Ever since I was a scout in the 90s I've been considering how to get in contact with them about discouraging use of the square knot.
The way that loading it crosswise causes it to shift into a double half hitch, turning from a "hold fast" knot to a slipknot... That's funky behavior and should disqualify it from being among the first few knots people learn. If you're using it for its advertised purpose, it's downright dangerous, and the square/granny confusion is just needless pain to discourage a newbie.
If you wanna tie two ropes together and have a less finicky experience, use a fisherman's knot. Which is basically a pair of overhands, each around the other rope.
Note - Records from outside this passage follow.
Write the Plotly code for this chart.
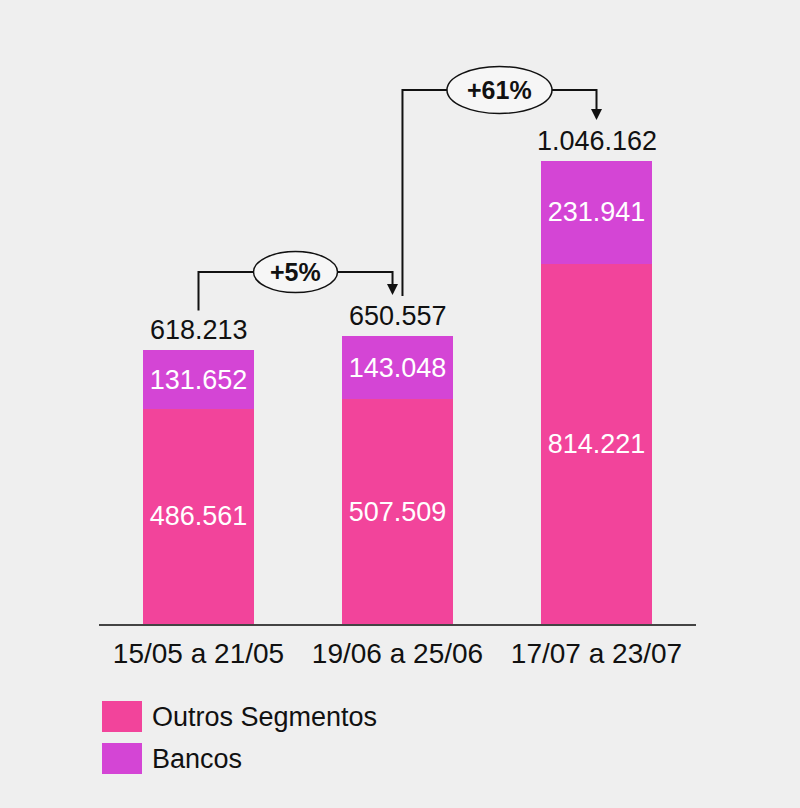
import plotly.graph_objects as go

# dados
periodos = ["15/05 a 21/05", "19/06 a 25/06", "17/07 a 23/07"]
outros_segmentos = [486561, 507509, 814221]
bancos = [131652, 143048, 231941]
series_names = ["Outros Segmentos", "Bancos"]

totais = [o + b for o, b in zip(outros_segmentos, bancos)]

COR_OUTROS = "#f2449b"
COR_BANCOS = "#d445d5"
BG = "#efefef"
FONT = "Liberation Sans, Arial, sans-serif"

# geometria do layout (pixels)
W, H = 800, 808
M_L, M_R, M_T, M_B = 99, 104, 0, 184
PLOT_H = H - M_T - M_B
Y_MAX = 1_410_000


def px(v):
    """distancia em pixels -> unidades do eixo y"""
    return v * Y_MAX / PLOT_H


fig = go.Figure()
fig.add_trace(go.Bar(
    x=periodos, y=outros_segmentos, name=series_names[0],
    marker=dict(color=COR_OUTROS, line=dict(width=0)),
    texttemplate="%{y:,}", textposition="inside", insidetextanchor="middle",
    textangle=0, textfont=dict(color="white", size=27, family=FONT),
))
fig.add_trace(go.Bar(
    x=periodos, y=bancos, name=series_names[1],
    marker=dict(color=COR_BANCOS, line=dict(width=0)),
    texttemplate="%{y:,}", textposition="inside", insidetextanchor="middle",
    textangle=0, textfont=dict(color="white", size=27, family=FONT),
))

annotations = []
shapes = []

# totais acima das barras
for i, t in enumerate(totais):
    annotations.append(dict(
        x=i, y=t, text=f"{t:,}".replace(",", "."), showarrow=False,
        yanchor="middle", yshift=20,
        font=dict(size=27, color="#111111", family=FONT),
    ))

# setas de variacao entre periodos
brackets = [(0, 1, 0.0, -0.025, 64), (1, 2, 0.025, 0.0, 71)]
ellipse_sizes = [(84, 41), (105, 47)]
for (a, b, da, db, rise), (ew, eh) in zip(brackets, ellipse_sizes):
    xa, xb = a + da, b + db
    y_start = totais[a] + px(40)
    y_level = max(totais[a], totais[b]) + px(rise)
    y_tip = totais[b] + px(41)
    shapes.append(dict(
        type="path", xref="x", yref="y",
        path=f"M {xa},{y_start} L {xa},{y_level} L {xb},{y_level} L {xb},{y_tip + px(8)}",
        line=dict(color="#111111", width=2), layer="above",
    ))
    annotations.append(dict(
        x=xb, y=y_tip, ax=0, ay=-12, axref="pixel", ayref="pixel", text="",
        showarrow=True, arrowhead=2, arrowsize=1.1, arrowwidth=2,
        arrowcolor="#111111", standoff=0,
    ))
    xm = (xa + xb) / 2
    shapes.append(dict(
        type="circle", xref="x", yref="y", xsizemode="pixel", ysizemode="pixel",
        xanchor=xm, yanchor=y_level, x0=-ew / 2, x1=ew / 2, y0=-eh / 2, y1=eh / 2,
        fillcolor="#f6f6f6", line=dict(color="#111111", width=1.5), layer="above",
    ))
    pct = round((totais[b] / totais[a] - 1) * 100)
    annotations.append(dict(
        x=xm, y=y_level, text=f"<b>+{pct}%</b>", showarrow=False,
        font=dict(size=25, color="#111111", family=FONT),
    ))

# legenda manual
plot_w = W - M_L - M_R
leg_colors = [COR_OUTROS, COR_BANCOS]
leg_top = [701, 743]
for name, cor, top in zip(series_names, leg_colors, leg_top):
    shapes.append(dict(
        type="rect", xref="paper", yref="paper",
        x0=(102 - M_L) / plot_w, x1=(142 - M_L) / plot_w,
        y0=(PLOT_H - (top + 31)) / PLOT_H, y1=(PLOT_H - top) / PLOT_H,
        fillcolor=cor, line=dict(width=0),
    ))
    annotations.append(dict(
        x=(150 - M_L) / plot_w, y=(PLOT_H - (top + 16)) / PLOT_H,
        xref="paper", yref="paper", xanchor="left", yanchor="middle",
        text=name, showarrow=False,
        font=dict(size=27, color="#111111", family=FONT),
    ))

fig.update_layout(
    width=W, height=H,
    margin=dict(l=M_L, r=M_R, t=M_T, b=M_B),
    barmode="stack", bargap=0.44,
    paper_bgcolor=BG, plot_bgcolor=BG,
    separators=",.",
    showlegend=False,
    hovermode=False,
    font=dict(family=FONT, color="#111111"),
    xaxis=dict(
        range=[-0.5, 2.5], showline=True, linecolor="#444444", linewidth=2,
        showgrid=False, ticks="", zeroline=False, ticklabelstandoff=3,
        tickfont=dict(size=28, color="#111111", family=FONT),
    ),
    yaxis=dict(range=[0, Y_MAX], visible=False, showgrid=False, zeroline=False),
    shapes=shapes,
    annotations=annotations,
)

fig.write_html(
    "out.html",
    config={"displayModeBar": False},
    post_script="document.body.style.margin='0';document.body.style.background='%s';" % BG,
)
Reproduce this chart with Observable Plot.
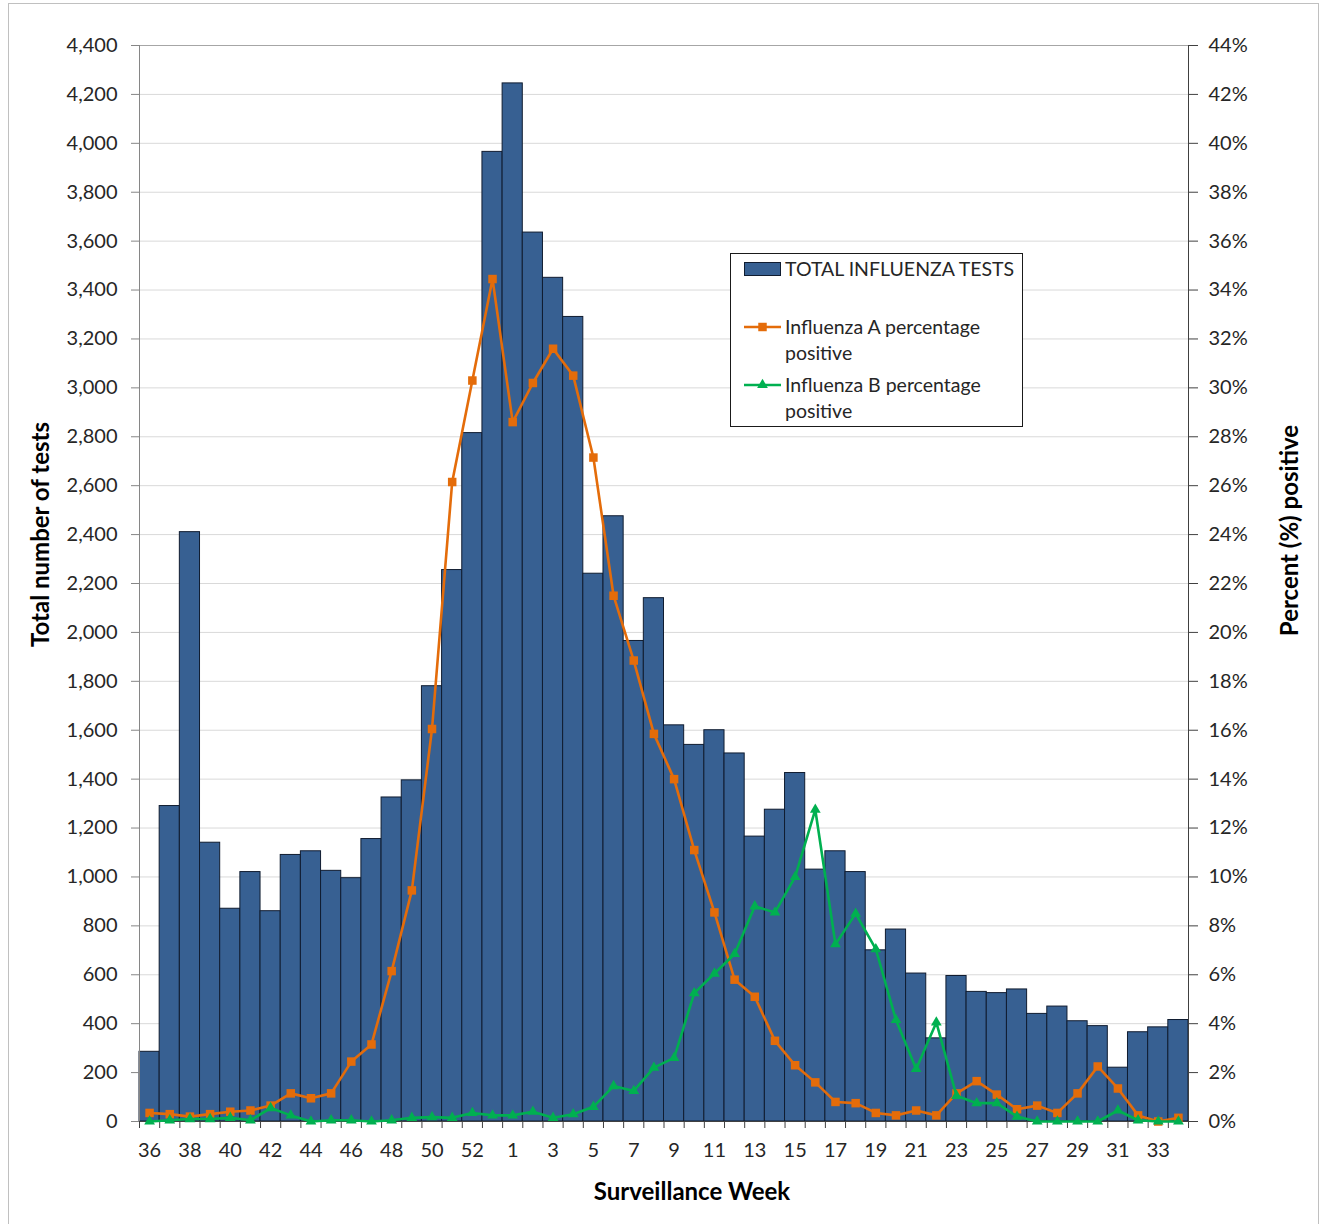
<!DOCTYPE html>
<html>
<head>
<meta charset="utf-8">
<script src="https://cdn.jsdelivr.net/npm/d3@7"></script>
<script src="https://cdn.jsdelivr.net/npm/@observablehq/plot@0.6"></script>
<style>
  html, body { margin: 0; padding: 0; background: #fff; overflow: hidden; }
  #wrap { position: relative; width: 1322px; height: 1224px; font-family: Lato, "Open Sans", sans-serif; }
  #border { position: absolute; left: 8px; top: 3px; width: 1311px; height: 1240px; border: 1px solid #c0c0c0; box-sizing: border-box; }
  #chart { position: absolute; left: 0; top: 0; }
  #legend { position: absolute; left: 730px; top: 253px; width: 293px; height: 174px; border: 1px solid #1a1a1a; box-sizing: border-box; background: #fff; }
  .li { position: absolute; left: 0; }
  .li svg { position: absolute; left: 13px; }
  .li .t { position: absolute; left: 54px; font-size: 19.5px; color: #262626; line-height: 26px; white-space: nowrap; }
</style>
</head>
<body>
<div id="wrap">
  <div id="border"></div>
  <div id="chart"></div>
  <div id="legend"></div>
</div>
<script>
// Surveillance weeks, from week 36 through week 53 and on to week 34 of the next year
const weeks = [36, 37, 38, 39, 40, 41, 42, 43, 44, 45, 46, 47, 48, 49, 50, 51, 52, 53,
  1, 2, 3, 4, 5, 6, 7, 8, 9, 10, 11, 12, 13, 14, 15, 16, 17, 18, 19, 20, 21, 22, 23, 24, 25, 26, 27, 28, 29, 30, 31, 32, 33, 34];

// Total influenza tests per week
const totalTests = [285, 1290, 2410, 1140, 870, 1020, 860, 1090, 1105, 1025, 995, 1155, 1325, 1395, 1780, 2255, 2815, 3965,
  4245, 3635, 3450, 3290, 2240, 2475, 1965, 2140, 1620, 1540, 1600, 1505, 1165, 1275, 1425, 1030, 1105, 1020, 700, 785, 605, 340,
  595, 530, 525, 540, 440, 470, 410, 390, 220, 365, 385, 415];

// Influenza A percentage positive
const fluA = [0.35, 0.3, 0.2, 0.3, 0.4, 0.45, 0.65, 1.15, 0.95, 1.15, 2.45, 3.15, 6.15, 9.45, 16.05, 26.15, 30.3, 34.45,
  28.6, 30.2, 31.6, 30.5, 27.15, 21.5, 18.85, 15.85, 14.0, 11.1, 8.55, 5.8, 5.1, 3.3, 2.3, 1.6, 0.8, 0.75, 0.35, 0.25, 0.45, 0.25,
  1.15, 1.65, 1.1, 0.5, 0.65, 0.35, 1.15, 2.25, 1.35, 0.25, 0.0, 0.15];

// Influenza B percentage positive
const fluB = [0.0, 0.05, 0.1, 0.1, 0.15, 0.05, 0.55, 0.25, 0.0, 0.05, 0.05, 0.0, 0.05, 0.15, 0.18, 0.15, 0.35, 0.25,
  0.25, 0.4, 0.15, 0.3, 0.6, 1.45, 1.25, 2.2, 2.6, 5.25, 6.05, 6.85, 8.8, 8.55, 10.0, 12.75, 7.25, 8.5, 7.05, 4.15, 2.15, 4.05,
  1.05, 0.75, 0.75, 0.2, 0.0, 0.0, 0.0, 0.0, 0.45, 0.05, 0.0, 0.0];

// Axis ticks: counts on the left, percentages on the right (44% shares the top with 4,400)
const countTicks = [0, 200, 400, 600, 800, 1000, 1200, 1400, 1600, 1800, 2000, 2200, 2400, 2600, 2800, 3000, 3200, 3400, 3600, 3800, 4000, 4200, 4400];
const percentTicks = [0, 2, 4, 6, 8, 10, 12, 14, 16, 18, 20, 22, 24, 26, 28, 30, 32, 34, 36, 38, 40, 42, 44];

const countMax = 4400;
const percentMax = 44;
const pctScale = countMax / percentMax; // percent -> count-axis units

const blue = "#376092";
const orange = "#e46c0a";
const green = "#00b050";

const rows = weeks.map((w, i) => ({i, week: w, total: totalTests[i], a: fluA[i], b: fluB[i]}));
const boundaries = d3.range(0, weeks.length + 1);
const labelled = rows.filter(d => d.i % 2 === 0);

const chart = Plot.plot({
  width: 1322,
  height: 1224,
  marginLeft: 139,
  marginRight: 134,
  marginTop: 45,
  marginBottom: 103,
  x: {type: "linear", domain: [0, weeks.length], axis: null},
  y: {domain: [0, countMax], axis: null},
  style: {fontFamily: "Lato, 'Open Sans', sans-serif", fontSize: "20px", color: "#262626", background: "transparent"},
  marks: [
    Plot.gridY(countTicks.slice(0, -1), {stroke: "#d9d9d9", strokeOpacity: 1}),
    Plot.ruleY([countMax], {stroke: "#a6a6a6"}),
    Plot.rect(rows, {x1: "i", x2: d => d.i + 1, y1: 0, y2: "total", fill: blue, stroke: "#101c30", strokeWidth: 1}),
    // left axis (counts)
    Plot.ruleX([0], {stroke: "#868686"}),
    Plot.axisY(countTicks, {anchor: "left", tickSize: 8, tickPadding: 14, stroke: "#868686",
      tickFormat: d3.format(","), label: null, fill: "#262626"}),
    // right axis (percent positive)
    Plot.ruleX([weeks.length], {stroke: "#404040"}),
    Plot.axisY(percentTicks.map(p => p * pctScale), {anchor: "right", tickSize: 9, tickPadding: 11, stroke: "#404040",
      tickFormat: v => Math.round(v / pctScale) + "%", label: null, fill: "#262626"}),
    // bottom axis
    Plot.ruleY([0], {stroke: "#404040"}),
    Plot.axisX(boundaries, {anchor: "bottom", tickSize: 7, stroke: "#404040", tickFormat: () => "", label: null}),
    Plot.text(labelled, {x: d => d.i + 0.5, frameAnchor: "bottom", lineAnchor: "middle", text: d => String(d.week),
      dy: 29, fill: "#262626"}),
    // Influenza A
    Plot.line(rows, {x: d => d.i + 0.5, y: d => d.a * pctScale, stroke: orange, strokeWidth: 2.6}),
    Plot.dot(rows, {x: d => d.i + 0.5, y: d => d.a * pctScale, symbol: "square", r: 4.8, fill: orange, stroke: "none"}),
    // Influenza B
    Plot.line(rows, {x: d => d.i + 0.5, y: d => d.b * pctScale, stroke: green, strokeWidth: 2.6}),
    Plot.dot(rows, {x: d => d.i + 0.5, y: d => d.b * pctScale, symbol: "triangle", r: 4, fill: green, stroke: "none"}),
    // axis titles
    Plot.text(["Total number of tests"], {frameAnchor: "left", textAnchor: "middle", lineAnchor: "middle", rotate: -90,
      dx: -98, dy: -49, fontWeight: "bold", fontSize: 24, fill: "#000"}),
    Plot.text(["Percent (%) positive"], {frameAnchor: "right", textAnchor: "middle", lineAnchor: "middle", rotate: -90,
      dx: 102, dy: -53, fontWeight: "bold", fontSize: 24, fill: "#000"}),
    Plot.text(["Surveillance Week"], {frameAnchor: "bottom", textAnchor: "middle", lineAnchor: "middle",
      dx: 28, dy: 71, fontWeight: "bold", fontSize: 24, fill: "#000"})
  ]
});
document.getElementById("chart").appendChild(chart);

// Legend
const legendItems = [
  {kind: "bar", color: blue, lines: ["TOTAL INFLUENZA TESTS"], top: 2},
  {kind: "square", color: orange, lines: ["Influenza A percentage", "positive"], top: 60},
  {kind: "triangle", color: green, lines: ["Influenza B percentage", "positive"], top: 118}
];
const legend = d3.select("#legend");
for (const item of legendItems) {
  const li = legend.append("div").attr("class", "li").style("top", item.top + "px");
  const svg = li.append("svg").attr("width", 38).attr("height", 26).style("top", "0px");
  if (item.kind === "bar") {
    svg.append("rect").attr("x", 0.5).attr("y", 6.5).attr("width", 36).attr("height", 13)
      .attr("fill", item.color).attr("stroke", "#101c30");
  } else {
    svg.append("line").attr("x1", 0).attr("x2", 37).attr("y1", 13).attr("y2", 13)
      .attr("stroke", item.color).attr("stroke-width", 2.6);
    svg.append("path")
      .attr("transform", "translate(18.5,13)")
      .attr("d", d3.symbol(item.kind === "square" ? d3.symbolSquare : d3.symbolTriangle, item.kind === "square" ? 72 : 50)())
      .attr("fill", item.color);
  }
  li.append("div").attr("class", "t").html(item.lines.join("<br>"));
}
</script>
</body>
</html>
It's a much more reliable knot for trying two ropes together, lacks the annoying gotchas of the square knot, and for a long list of reasons I won't bore you with here it is a better foundation for learning other knots. (It's no good for drawstrings though, too reliable, no quick release).
The reef knot (square knot in Scouts lingo) is a good binding knot. It's a terrible bend. Scouts teach it as a bend, for some idiotic reason.
Reefing a sail or tying a parcel, a reef knot the role will fulfill. But joining two ends one should only use bends, And a reef knot's a sure way to kill.
⸻Stuart Grainger, ex-Master Mariner, 1985. Referenced from "The Complete Book of Knots" by Geoffrey Budworth.